TASK STATEMENT |
Print the listing from its top line through the line containing "COMPROMISO INSTITUCIONAL CON", nothing more, and leave out the pictures.

[start RECORDED DATA]

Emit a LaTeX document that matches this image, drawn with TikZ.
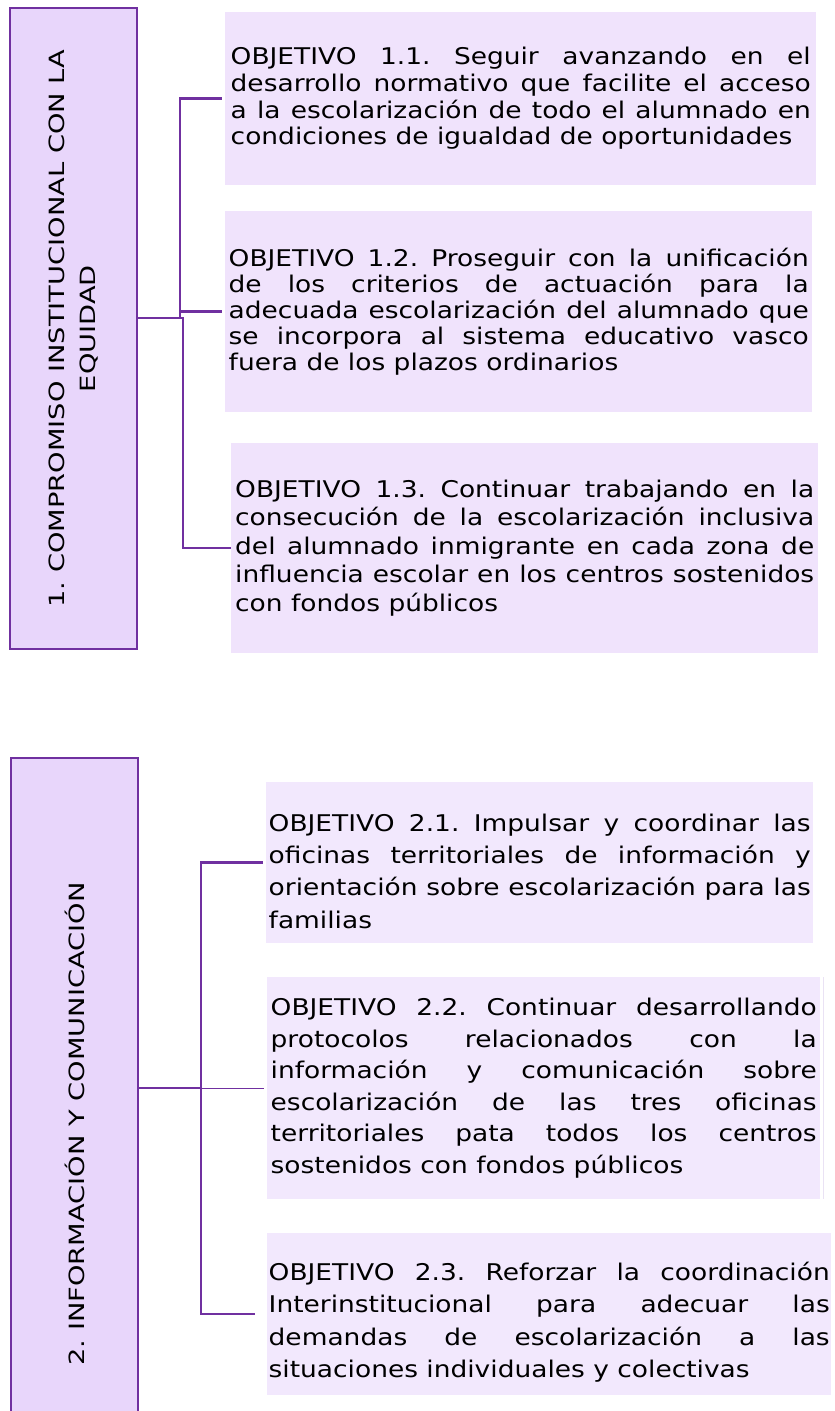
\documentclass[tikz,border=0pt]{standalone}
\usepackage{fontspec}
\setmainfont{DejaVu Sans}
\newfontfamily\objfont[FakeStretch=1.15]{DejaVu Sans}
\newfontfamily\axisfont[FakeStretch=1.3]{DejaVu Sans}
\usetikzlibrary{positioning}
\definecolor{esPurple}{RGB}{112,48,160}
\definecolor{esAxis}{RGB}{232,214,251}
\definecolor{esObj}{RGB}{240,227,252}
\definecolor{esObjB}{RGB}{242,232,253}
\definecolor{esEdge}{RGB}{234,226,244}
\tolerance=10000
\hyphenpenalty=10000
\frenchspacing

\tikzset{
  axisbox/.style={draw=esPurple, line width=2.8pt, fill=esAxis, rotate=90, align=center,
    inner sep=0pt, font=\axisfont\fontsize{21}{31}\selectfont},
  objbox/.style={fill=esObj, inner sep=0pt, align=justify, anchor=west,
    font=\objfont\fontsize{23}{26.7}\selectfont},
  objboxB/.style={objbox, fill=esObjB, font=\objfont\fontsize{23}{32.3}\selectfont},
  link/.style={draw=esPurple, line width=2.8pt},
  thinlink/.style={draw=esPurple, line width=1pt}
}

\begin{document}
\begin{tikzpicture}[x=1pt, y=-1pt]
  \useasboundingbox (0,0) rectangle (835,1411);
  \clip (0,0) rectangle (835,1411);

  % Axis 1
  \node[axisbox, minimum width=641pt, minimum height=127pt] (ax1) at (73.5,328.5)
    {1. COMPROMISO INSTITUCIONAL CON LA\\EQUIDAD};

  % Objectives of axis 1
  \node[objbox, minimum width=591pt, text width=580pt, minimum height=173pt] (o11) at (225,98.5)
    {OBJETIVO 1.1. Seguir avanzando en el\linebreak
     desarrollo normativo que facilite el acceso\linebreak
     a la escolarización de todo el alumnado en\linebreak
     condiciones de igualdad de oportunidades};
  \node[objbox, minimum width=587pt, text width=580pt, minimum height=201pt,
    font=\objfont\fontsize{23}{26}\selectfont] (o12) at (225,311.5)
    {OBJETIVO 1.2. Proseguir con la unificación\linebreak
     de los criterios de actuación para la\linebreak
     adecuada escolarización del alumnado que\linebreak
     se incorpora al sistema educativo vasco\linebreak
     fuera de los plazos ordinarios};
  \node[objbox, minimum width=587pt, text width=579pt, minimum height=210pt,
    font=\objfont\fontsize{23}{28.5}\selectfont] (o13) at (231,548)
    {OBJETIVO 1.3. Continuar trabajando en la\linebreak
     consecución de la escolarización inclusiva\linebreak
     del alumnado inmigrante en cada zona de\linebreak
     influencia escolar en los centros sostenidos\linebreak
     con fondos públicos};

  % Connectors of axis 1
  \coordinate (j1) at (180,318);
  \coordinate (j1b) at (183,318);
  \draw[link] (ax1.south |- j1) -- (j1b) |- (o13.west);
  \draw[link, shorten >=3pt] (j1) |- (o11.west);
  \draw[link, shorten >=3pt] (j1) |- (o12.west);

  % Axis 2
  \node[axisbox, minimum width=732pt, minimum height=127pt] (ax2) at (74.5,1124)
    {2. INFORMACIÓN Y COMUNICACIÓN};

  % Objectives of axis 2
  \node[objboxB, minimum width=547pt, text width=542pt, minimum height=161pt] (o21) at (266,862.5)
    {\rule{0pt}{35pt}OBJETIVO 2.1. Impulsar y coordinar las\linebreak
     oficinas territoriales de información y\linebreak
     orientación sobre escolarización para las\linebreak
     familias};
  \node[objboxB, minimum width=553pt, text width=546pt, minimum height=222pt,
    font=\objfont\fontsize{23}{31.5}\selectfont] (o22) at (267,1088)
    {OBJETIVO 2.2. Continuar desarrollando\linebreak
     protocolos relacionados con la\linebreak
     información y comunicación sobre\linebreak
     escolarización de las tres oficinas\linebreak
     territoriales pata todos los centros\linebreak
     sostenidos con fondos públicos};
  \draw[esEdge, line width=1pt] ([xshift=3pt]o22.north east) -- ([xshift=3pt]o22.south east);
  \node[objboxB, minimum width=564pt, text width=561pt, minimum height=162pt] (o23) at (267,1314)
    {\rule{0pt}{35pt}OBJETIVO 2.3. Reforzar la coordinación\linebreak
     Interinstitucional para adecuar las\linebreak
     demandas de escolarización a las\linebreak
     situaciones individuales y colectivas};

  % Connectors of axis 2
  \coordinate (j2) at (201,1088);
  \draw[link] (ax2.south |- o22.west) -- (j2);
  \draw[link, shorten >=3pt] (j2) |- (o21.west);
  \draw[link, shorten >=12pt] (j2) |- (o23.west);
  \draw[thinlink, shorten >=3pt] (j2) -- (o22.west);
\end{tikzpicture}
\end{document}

[end RECORDED DATA]

OUTPUT FOR THIS EXERCISE |
Emit a LaTeX document that matches this image, drawn with TikZ.
\documentclass[tikz,border=0pt]{standalone}
\usepackage{fontspec}
\setmainfont{DejaVu Sans}
\newfontfamily\objfont[FakeStretch=1.15]{DejaVu Sans}
\newfontfamily\axisfont[FakeStretch=1.3]{DejaVu Sans}
\usetikzlibrary{positioning}
\definecolor{esPurple}{RGB}{112,48,160}
\definecolor{esAxis}{RGB}{232,214,251}
\definecolor{esObj}{RGB}{240,227,252}
\definecolor{esObjB}{RGB}{242,232,253}
\definecolor{esEdge}{RGB}{234,226,244}
\tolerance=10000
\hyphenpenalty=10000
\frenchspacing

\tikzset{
  axisbox/.style={draw=esPurple, line width=2.8pt, fill=esAxis, rotate=90, align=center,
    inner sep=0pt, font=\axisfont\fontsize{21}{31}\selectfont},
  objbox/.style={fill=esObj, inner sep=0pt, align=justify, anchor=west,
    font=\objfont\fontsize{23}{26.7}\selectfont},
  objboxB/.style={objbox, fill=esObjB, font=\objfont\fontsize{23}{32.3}\selectfont},
  link/.style={draw=esPurple, line width=2.8pt},
  thinlink/.style={draw=esPurple, line width=1pt}
}

\begin{document}
\begin{tikzpicture}[x=1pt, y=-1pt]
  \useasboundingbox (0,0) rectangle (835,1411);
  \clip (0,0) rectangle (835,1411);

  % Axis 1
  \node[axisbox, minimum width=641pt, minimum height=127pt] (ax1) at (73.5,328.5)
    {1. COMPROMISO INSTITUCIONAL CON LA\\EQUIDAD};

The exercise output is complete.